◆ What is needed
Each line containing the word "with" should be found and copied.

▼

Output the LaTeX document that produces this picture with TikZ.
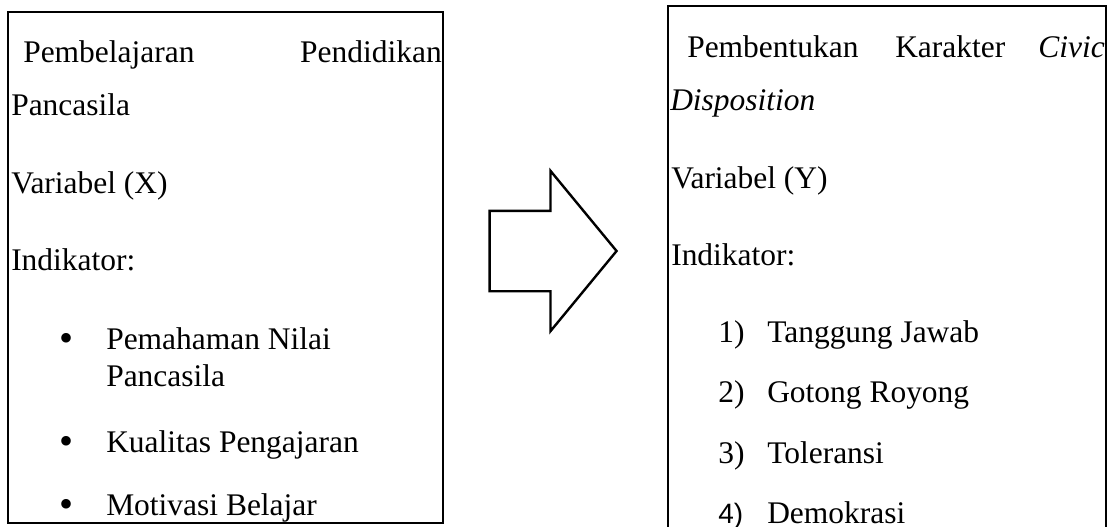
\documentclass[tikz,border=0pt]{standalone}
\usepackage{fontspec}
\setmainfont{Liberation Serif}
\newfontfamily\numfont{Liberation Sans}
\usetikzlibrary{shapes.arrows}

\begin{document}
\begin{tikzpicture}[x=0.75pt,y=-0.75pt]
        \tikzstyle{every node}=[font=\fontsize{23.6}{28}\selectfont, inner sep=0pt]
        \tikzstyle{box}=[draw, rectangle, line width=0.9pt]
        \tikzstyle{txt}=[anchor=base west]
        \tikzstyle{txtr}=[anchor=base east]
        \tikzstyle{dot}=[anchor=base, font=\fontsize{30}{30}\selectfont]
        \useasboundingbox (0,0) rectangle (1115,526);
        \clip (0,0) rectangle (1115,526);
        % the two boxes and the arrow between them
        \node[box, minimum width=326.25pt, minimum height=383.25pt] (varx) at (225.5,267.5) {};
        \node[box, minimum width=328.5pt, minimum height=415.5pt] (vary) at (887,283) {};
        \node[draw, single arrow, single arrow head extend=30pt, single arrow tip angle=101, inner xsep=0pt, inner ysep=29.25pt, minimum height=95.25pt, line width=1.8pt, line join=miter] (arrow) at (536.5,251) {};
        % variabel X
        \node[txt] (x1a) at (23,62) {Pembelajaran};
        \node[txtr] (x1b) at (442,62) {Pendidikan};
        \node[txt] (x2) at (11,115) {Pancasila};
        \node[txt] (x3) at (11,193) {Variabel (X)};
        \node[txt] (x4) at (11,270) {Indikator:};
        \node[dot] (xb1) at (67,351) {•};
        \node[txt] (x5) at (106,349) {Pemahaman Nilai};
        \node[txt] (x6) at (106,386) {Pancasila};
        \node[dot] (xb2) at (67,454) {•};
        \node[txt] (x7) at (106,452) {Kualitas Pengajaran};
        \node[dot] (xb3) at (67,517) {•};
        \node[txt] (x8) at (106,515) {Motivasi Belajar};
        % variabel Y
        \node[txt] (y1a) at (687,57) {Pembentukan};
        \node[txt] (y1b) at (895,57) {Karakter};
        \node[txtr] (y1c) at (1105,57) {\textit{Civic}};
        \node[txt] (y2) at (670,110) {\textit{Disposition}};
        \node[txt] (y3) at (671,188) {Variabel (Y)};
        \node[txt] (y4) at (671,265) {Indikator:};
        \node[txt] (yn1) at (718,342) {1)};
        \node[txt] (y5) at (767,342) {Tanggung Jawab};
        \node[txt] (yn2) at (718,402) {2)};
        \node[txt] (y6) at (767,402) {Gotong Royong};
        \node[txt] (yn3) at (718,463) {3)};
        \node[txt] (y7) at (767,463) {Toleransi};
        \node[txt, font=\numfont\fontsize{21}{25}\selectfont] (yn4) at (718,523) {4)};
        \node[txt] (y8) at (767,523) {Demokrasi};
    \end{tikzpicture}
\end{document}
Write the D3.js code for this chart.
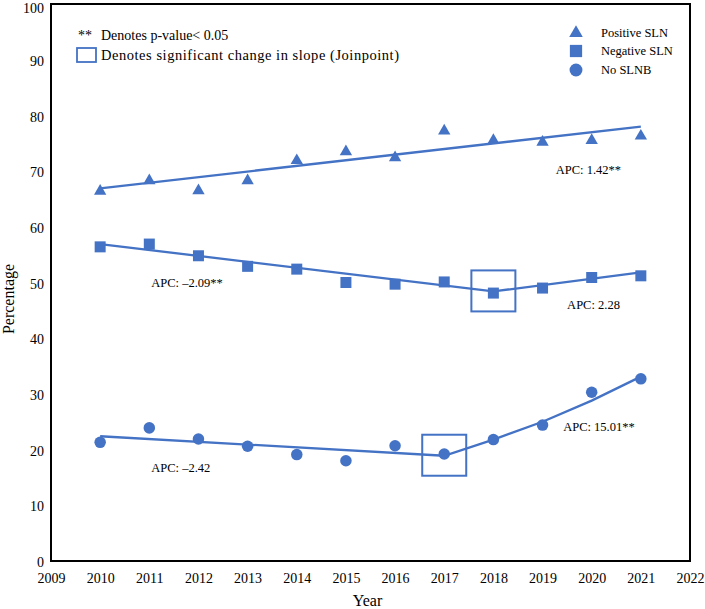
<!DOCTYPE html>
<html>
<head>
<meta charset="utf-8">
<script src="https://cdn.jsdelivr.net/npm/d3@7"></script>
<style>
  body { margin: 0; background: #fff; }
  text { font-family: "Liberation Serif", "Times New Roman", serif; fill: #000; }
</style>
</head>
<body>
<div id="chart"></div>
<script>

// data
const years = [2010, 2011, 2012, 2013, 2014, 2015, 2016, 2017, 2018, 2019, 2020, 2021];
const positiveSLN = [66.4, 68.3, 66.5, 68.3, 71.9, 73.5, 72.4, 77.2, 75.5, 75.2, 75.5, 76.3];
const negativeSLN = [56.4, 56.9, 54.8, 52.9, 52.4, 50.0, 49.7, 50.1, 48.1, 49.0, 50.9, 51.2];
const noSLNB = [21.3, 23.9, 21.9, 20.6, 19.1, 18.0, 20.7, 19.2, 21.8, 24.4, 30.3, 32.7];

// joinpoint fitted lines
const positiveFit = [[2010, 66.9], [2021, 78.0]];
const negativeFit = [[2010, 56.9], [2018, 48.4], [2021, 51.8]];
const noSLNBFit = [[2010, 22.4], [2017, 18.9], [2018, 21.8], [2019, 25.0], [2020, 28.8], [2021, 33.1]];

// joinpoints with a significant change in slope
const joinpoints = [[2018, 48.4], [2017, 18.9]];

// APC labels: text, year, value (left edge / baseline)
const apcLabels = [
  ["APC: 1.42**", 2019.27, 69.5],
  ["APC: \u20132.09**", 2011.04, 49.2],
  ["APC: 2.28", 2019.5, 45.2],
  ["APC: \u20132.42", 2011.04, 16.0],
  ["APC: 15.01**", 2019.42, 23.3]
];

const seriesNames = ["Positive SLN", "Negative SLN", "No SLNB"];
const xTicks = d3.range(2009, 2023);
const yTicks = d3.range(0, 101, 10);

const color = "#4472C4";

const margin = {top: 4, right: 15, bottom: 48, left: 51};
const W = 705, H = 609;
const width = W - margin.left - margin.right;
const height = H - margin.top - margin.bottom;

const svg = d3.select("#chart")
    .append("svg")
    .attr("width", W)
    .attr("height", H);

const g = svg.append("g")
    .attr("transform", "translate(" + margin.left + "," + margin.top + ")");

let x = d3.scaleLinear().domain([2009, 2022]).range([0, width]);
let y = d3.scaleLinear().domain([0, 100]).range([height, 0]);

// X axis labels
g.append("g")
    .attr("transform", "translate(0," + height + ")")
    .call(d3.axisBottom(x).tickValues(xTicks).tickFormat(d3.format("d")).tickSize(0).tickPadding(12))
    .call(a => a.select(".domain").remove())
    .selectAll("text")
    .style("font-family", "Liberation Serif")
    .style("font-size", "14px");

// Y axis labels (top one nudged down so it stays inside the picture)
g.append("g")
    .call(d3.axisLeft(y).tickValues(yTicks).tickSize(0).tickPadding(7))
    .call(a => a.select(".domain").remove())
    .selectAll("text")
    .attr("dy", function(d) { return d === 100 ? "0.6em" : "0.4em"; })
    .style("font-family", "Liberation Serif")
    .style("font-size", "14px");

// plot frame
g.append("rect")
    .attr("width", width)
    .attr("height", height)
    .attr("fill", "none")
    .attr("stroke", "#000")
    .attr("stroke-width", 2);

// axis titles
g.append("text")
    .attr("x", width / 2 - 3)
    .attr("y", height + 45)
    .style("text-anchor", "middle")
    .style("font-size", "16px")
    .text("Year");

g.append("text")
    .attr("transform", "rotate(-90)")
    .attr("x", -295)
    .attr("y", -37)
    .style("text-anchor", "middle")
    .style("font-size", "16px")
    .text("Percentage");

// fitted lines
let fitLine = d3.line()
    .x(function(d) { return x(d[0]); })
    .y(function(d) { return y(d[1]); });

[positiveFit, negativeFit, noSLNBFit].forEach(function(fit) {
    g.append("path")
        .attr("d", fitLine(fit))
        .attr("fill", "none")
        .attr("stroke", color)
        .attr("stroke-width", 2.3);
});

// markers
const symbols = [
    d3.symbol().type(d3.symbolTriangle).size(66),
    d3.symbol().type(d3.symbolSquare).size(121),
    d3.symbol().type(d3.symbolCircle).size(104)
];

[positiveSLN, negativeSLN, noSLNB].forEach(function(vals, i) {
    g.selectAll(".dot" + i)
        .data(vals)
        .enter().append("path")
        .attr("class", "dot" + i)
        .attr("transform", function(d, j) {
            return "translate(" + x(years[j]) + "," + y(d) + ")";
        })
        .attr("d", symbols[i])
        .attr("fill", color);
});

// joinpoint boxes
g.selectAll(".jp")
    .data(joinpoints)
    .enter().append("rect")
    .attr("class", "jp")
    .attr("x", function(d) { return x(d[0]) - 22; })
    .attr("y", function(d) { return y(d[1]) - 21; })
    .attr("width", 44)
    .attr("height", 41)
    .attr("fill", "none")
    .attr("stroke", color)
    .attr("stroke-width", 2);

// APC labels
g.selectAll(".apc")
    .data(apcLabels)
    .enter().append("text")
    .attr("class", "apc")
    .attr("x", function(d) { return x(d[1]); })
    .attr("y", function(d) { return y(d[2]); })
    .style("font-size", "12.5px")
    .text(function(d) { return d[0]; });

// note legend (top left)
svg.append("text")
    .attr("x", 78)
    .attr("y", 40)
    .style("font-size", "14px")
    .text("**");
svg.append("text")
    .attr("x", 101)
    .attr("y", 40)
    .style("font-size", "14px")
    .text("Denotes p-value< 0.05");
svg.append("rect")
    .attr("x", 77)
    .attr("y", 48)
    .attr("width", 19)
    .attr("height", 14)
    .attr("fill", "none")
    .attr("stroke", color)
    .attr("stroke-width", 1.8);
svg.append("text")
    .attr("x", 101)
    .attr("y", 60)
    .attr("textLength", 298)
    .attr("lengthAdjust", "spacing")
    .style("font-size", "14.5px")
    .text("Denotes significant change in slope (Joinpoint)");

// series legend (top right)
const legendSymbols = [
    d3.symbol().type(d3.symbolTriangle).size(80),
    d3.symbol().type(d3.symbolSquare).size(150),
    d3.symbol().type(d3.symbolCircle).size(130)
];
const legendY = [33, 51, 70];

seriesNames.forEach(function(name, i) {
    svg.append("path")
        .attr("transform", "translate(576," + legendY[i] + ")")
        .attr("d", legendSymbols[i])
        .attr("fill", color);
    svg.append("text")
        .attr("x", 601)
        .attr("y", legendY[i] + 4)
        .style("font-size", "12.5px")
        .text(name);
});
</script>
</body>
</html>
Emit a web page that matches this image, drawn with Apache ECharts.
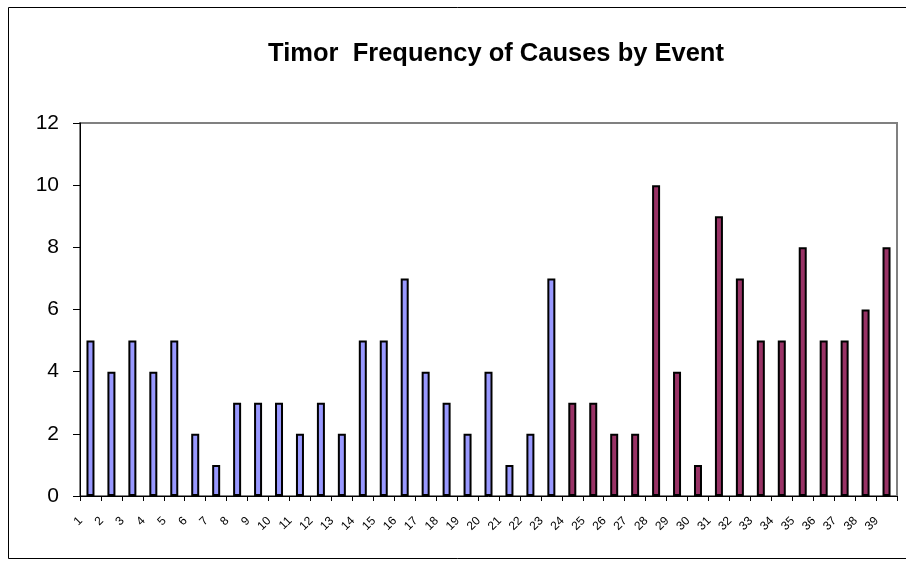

▲

◆ Answer below
Output the LaTeX document that produces this picture with TikZ.
// joinpoints with a significant change in slope
Emit a web page that matches this image, drawn with Apache ECharts.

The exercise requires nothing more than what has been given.